Przejdź do treści

Dariusz Kołodziejczyk

B. 1962; MA 1986, University of Warsaw; PhD 1990, Post-Doctoral Degree (habilitacja) 2001 (also UW); Professor since 2013. Has worked at the Institute of History, University of Warsaw, since 1988 as Assistant Lecturer, Assistant Professor, Associate Professor since 2003. Research Associate: Harvard University Ukrainian Research Institute 1991-1992; Nahost-Institut an der Universitaet Muenchen 1994-1995. Visiting Professor: University of Notre Dame 2004, Hokkaido University 2009, College de France 2011. Vice-President of CIEPO (Comite International des Etudes Pre-ottomanes et Ottomanes) since 2008. Member of the editorial board of Acta Poloniae Historica and the Rulers & Elites. Comparative Studies in Governance series (Brill). Representative of the Director of the IH UW for International Relations 2002-2008; Chair of the Department of Early Modern History 2010-13; Director of the Institute of History since 2012.

Twisted ways of commodities in the early modern era and the positioning of Poland on the map of colonialism

Abstract:

Two contradictive narratives shape our view of the place of Poland on the global map since the middle ages till the present day: A powerful vision developed by Marian Małowist and popularized in the West by Immanuel Wallerstein, has presented Poland and the whole Eastern Europe as a semi-colony of Western Europe, a laboratory for Western capital and trade where tools for future global domination had been developed. Yet on the other hand Poland has benefited from its geographical placement within Europe. In the sixteenth and seventeenth centuries Poland took its share of American silver while Polish missionaries contributed to the rise of “European colonial knowledge” by traveling as far as China, and in the nineteenth century Polish lands willingly or unwillingly benefited from the Russian colonial expansion. At the same time, the writings by Henryk Sienkiewicz were full of Orientalist and racial prejudices paired with the praise for the British colonial enterprise.

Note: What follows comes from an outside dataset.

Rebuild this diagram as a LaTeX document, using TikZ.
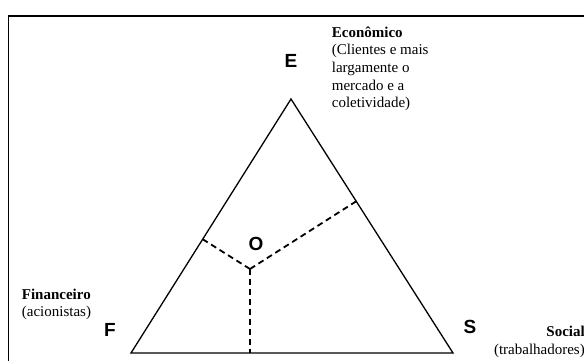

This somewhat schizophrenic attitude towards the place of Poland on the global map is neatly visible if one compares the writings of two Polish twentieth-century intellectuals whose impact reached far beyond their native country: Oskar Halecki and Ignacy Sachs. While Halecki regarded Poland as an integral part of “freedom loving” West, sharply contrasted with “despotic” Russia, Sachs placed Poland within a large group of underdeveloped countries whose main task was to catch up with the West. His essays on the mechanisms of backwardness were informed by his Polish-Jewish background, school-time Brazilian experience, multiple travels to Indian Kerala, and the work in communist Poland as an assistant to Michał Kalecki. The above two contrasting views are still present in the Polish collective mind, they also touch a hypothetical question whether the Poles should feel responsible and guilty for the present unequal global wealth distribution and for the racial prejudices still influential in the northern hemisphere, or rather they should themselves expect apologies from their Western European neighbors for centuries of economic exploitation. Such possibility to look at one’s own past as that of an exploiter, and at the same time of a victim, seems quite stimulating. Unfortunately, it often turns into a caricature when we see Polish politicians who boast of their cultural superiority over the non-European world, at the same time expecting apologies from the West.

The present author aims to focus on the routes and impact of three selected “commodities” which were transported to and from Poland in the early modern era, namely silver coin, tobacco, and slaves. If studied in isolation, each of these “commodities” assigns Poland a different role in the geography of the global market, work and know-how distribution. Only when studied together, they reveal the complex character of the relations between Central-Eastern Europe and its western and south-eastern neighbors, reaching as far as the New World and the Middle East.